Given exercise — Reproduce each line from the first in the data through the line that contains "time = np.arange(0, 20.25, 0.25)" exactly; give nothing else.
[start Dataset extract]
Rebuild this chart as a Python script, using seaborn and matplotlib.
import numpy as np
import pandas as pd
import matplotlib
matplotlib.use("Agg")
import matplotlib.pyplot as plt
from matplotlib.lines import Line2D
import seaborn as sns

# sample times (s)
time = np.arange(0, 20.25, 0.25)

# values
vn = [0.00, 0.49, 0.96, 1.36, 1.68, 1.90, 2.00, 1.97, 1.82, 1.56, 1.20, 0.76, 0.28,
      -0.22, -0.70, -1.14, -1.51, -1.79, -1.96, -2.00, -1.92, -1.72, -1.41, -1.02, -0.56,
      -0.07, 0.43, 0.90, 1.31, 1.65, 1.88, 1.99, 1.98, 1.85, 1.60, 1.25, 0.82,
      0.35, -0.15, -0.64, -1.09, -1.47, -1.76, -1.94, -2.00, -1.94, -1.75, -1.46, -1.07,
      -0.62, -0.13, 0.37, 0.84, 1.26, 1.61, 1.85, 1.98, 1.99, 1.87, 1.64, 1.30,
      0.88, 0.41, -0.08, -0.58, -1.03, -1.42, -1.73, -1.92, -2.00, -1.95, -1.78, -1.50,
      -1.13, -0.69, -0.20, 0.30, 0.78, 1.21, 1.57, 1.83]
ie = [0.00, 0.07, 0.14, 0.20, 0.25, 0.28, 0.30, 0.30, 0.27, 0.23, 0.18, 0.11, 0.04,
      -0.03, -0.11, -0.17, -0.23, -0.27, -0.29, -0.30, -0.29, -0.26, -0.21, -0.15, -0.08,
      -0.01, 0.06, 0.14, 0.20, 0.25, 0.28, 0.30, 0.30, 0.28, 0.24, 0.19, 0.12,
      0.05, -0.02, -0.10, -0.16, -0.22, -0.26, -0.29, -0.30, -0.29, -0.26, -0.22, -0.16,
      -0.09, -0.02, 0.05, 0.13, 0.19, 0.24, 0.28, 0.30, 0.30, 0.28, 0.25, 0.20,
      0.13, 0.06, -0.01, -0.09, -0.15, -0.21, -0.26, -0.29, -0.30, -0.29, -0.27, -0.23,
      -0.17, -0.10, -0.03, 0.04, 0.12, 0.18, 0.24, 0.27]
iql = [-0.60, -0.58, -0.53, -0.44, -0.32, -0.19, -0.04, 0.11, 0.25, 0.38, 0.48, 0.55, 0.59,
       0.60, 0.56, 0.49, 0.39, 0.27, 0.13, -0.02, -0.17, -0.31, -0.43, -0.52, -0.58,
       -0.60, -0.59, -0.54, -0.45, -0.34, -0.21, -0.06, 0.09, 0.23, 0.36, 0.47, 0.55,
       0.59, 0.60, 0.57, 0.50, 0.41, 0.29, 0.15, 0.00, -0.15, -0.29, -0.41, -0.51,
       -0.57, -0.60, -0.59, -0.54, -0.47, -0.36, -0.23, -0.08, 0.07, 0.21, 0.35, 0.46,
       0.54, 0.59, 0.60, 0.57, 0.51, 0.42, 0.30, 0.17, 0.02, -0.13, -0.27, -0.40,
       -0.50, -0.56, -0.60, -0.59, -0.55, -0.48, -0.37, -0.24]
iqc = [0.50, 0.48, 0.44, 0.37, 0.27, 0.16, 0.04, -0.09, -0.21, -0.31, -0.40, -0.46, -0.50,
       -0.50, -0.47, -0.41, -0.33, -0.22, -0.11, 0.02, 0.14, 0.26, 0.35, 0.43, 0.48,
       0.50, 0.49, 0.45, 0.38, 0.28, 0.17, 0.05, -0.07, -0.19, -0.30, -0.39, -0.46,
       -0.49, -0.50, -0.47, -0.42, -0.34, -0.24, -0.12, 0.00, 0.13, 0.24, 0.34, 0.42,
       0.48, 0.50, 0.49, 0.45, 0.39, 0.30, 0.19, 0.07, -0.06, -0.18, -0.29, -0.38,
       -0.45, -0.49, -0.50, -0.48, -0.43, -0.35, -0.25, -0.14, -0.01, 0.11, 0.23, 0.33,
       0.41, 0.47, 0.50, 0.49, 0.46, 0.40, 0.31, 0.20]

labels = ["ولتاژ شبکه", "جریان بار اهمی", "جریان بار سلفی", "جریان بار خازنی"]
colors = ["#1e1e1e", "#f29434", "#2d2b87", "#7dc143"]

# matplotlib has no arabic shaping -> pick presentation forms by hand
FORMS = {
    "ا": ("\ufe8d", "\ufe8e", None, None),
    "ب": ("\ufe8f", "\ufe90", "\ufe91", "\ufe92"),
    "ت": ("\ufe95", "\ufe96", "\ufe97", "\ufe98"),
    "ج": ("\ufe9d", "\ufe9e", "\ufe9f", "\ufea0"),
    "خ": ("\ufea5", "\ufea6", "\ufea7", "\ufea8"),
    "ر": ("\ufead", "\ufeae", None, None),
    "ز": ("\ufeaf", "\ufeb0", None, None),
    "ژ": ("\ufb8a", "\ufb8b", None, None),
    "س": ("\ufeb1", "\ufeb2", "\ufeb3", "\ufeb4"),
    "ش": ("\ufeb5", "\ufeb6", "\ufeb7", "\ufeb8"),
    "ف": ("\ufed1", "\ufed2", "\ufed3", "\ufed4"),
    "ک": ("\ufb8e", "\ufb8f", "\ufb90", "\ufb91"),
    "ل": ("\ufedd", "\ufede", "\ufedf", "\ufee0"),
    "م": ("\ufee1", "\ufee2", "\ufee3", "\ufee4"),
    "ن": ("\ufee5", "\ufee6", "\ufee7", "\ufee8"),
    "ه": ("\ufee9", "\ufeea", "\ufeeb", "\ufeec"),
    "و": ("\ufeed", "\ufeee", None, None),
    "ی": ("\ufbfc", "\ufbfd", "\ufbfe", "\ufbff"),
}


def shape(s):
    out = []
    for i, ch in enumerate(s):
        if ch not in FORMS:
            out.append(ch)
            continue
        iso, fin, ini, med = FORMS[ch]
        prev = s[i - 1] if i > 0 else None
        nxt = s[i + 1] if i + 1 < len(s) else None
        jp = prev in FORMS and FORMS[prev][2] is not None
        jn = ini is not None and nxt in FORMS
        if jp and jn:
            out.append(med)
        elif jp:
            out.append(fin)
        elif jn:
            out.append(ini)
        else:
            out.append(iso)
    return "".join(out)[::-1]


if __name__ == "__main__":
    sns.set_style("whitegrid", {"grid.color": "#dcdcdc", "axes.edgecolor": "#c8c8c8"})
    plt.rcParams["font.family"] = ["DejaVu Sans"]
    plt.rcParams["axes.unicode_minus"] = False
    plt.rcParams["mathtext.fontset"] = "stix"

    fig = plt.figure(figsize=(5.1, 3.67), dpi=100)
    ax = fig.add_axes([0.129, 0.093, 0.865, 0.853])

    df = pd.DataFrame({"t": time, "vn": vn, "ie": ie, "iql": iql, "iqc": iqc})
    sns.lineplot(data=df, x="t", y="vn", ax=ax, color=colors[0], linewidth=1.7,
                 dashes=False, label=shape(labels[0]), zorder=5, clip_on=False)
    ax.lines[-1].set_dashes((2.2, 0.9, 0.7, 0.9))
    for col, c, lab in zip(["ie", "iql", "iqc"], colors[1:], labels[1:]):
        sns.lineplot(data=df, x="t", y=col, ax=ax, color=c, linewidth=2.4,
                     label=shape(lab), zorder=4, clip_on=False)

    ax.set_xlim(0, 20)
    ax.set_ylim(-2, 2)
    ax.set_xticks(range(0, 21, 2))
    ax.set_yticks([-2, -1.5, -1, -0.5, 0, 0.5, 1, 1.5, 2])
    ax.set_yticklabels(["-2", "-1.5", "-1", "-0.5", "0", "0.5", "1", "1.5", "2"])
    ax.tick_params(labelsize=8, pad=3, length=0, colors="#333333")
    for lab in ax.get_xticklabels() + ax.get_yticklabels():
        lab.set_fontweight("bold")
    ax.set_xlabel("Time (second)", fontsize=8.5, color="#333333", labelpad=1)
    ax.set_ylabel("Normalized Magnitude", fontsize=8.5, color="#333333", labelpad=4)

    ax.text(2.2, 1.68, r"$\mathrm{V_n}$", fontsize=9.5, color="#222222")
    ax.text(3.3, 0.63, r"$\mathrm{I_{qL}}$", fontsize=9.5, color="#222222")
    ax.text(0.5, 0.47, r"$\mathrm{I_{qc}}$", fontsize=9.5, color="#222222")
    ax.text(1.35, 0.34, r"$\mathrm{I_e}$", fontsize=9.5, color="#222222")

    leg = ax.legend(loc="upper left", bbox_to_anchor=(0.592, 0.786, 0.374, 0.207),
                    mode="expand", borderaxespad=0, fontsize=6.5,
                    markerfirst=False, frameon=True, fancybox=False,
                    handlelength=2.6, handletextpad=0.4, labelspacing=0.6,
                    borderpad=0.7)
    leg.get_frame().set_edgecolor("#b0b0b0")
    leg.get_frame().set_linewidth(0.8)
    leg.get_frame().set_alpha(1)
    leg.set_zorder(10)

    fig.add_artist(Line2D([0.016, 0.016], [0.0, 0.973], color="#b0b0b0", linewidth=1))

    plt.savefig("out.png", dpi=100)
[end Dataset extract]
Task answer —
Rebuild this chart as a Python script, using seaborn and matplotlib.
import numpy as np
import pandas as pd
import matplotlib
matplotlib.use("Agg")
import matplotlib.pyplot as plt
from matplotlib.lines import Line2D
import seaborn as sns

# sample times (s)
time = np.arange(0, 20.25, 0.25)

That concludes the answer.